═════ Supplied information ═════

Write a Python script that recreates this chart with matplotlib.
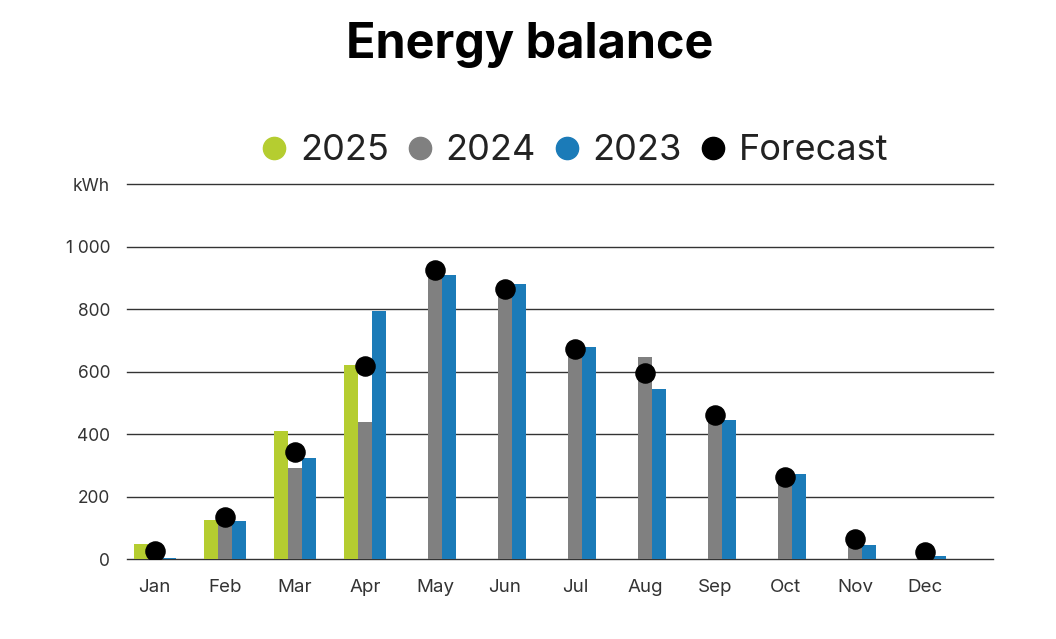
import matplotlib.pyplot as plt
import numpy as np

plt.rcParams['font.family'] = ['Inter', 'DejaVu Sans']

months = ['Jan', 'Feb', 'Mar', 'Apr', 'May', 'Jun', 'Jul', 'Aug', 'Sep', 'Oct', 'Nov', 'Dec']
y2025 = [48, 125, 410, 622, 0, 0, 0, 0, 0, 0, 0, 0]
y2024 = [12, 130, 292, 439, 920, 862, 670, 647, 455, 258, 48, 14]
y2023 = [3, 122, 324, 795, 910, 881, 679, 545, 446, 272, 44, 10]
forecast = [26, 135, 343, 619, 926, 865, 673, 596, 462, 263, 64, 22]

yticks = [0, 200, 400, 600, 800, 1000, 1200]
ylabels = ['0', '200', '400', '600', '800', '1 000', 'kWh']

c25 = '#b5cd30'
c24 = '#808080'
c23 = '#1b7bb8'

fig = plt.figure(figsize=(10.56, 6.39), dpi=100)
ax = fig.add_axes([0.12, 0.125, 0.82, 0.587])

x = np.arange(len(months))
w = 0.2
ax.bar(x - w, y2025, w, color=c25, label='2025', zorder=2)
ax.bar(x, y2024, w, color=c24, label='2024', zorder=2)
ax.bar(x + w, y2023, w, color=c23, label='2023', zorder=2)
ax.scatter(x, forecast, s=190, color='black', label='Forecast', zorder=3)

ax.set_ylim(0, 1200)
ax.set_xlim(-0.4, 11.96)
ax.set_yticks(yticks)
ax.set_yticklabels(ylabels)
ax.set_xticks(x)
ax.set_xticklabels(months)
ax.tick_params(axis='x', length=0, labelsize=13.5, colors='#333333', pad=14)
ax.tick_params(axis='y', length=0, labelsize=12.5, colors='#333333', pad=12)
for s in ax.spines.values():
    s.set_visible(False)
ax.grid(axis='y', color='#333333', linewidth=1.0, zorder=0)
ax.set_axisbelow(True)
for gl in ax.get_ygridlines():
    gl.set_clip_on(False)

handles = [
    plt.Line2D([], [], marker='o', linestyle='', markersize=16, color=c25),
    plt.Line2D([], [], marker='o', linestyle='', markersize=16, color=c24),
    plt.Line2D([], [], marker='o', linestyle='', markersize=16, color=c23),
    plt.Line2D([], [], marker='o', linestyle='', markersize=16, color='black'),
]
fig.legend(handles, ['2025', '2024', '2023', 'Forecast'], loc='center',
           bbox_to_anchor=(0.54, 0.764), ncol=4, frameon=False, fontsize=26,
           handletextpad=0.12, columnspacing=0.25, handlelength=1.2,
           labelcolor='#222222')

fig.text(0.502, 0.929, 'Energy balance', ha='center', va='center',
         fontsize=35, fontweight='bold')

fig.savefig('out.png', dpi=100, facecolor='white')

═════

> [The problem] In the listing, find every line containing the word "matplotlib" and list it.

> [Written solution]
Write a Python script that recreates this chart with matplotlib.
import matplotlib.pyplot as plt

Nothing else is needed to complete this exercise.